More recently, I've had several people that I consider mentors step and speak on my behalf.  I won't go into detail, but needless to say, it's been a humbling and rewarding experience.  In addition to my personal life, there has been a huge surge in the Sound Design community at large.  Last year, the announcement of the decision to eliminate the Tony award for sound designers spurred a frenzied rally of designers, directors, actors, and more to come together for a single cause.  This movement has brought together the most respected members of our field together in a way that I've never seen before. I've never known so many people in a usually solitary career bond so fervently and passionately in such a short time frame. It has been an incredibly joyful reward from a decidedly sad event.

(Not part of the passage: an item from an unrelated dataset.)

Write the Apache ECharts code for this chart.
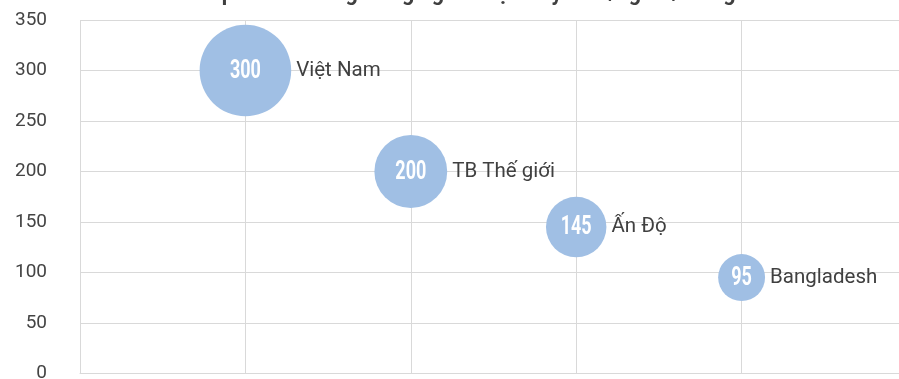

This idea of community has been in my mind a lot recently, for the reasons stated above, but for many others as well. I love my nomad lifestyle, it brings me into many families.  I have many circles that I float in and out of, and I am glad to have such wide variety in my life. However, there are moments that I wonder if I need a closer community.  One that I can continually evolve and grow with.  A company of people that learn from each other, support each other and create together.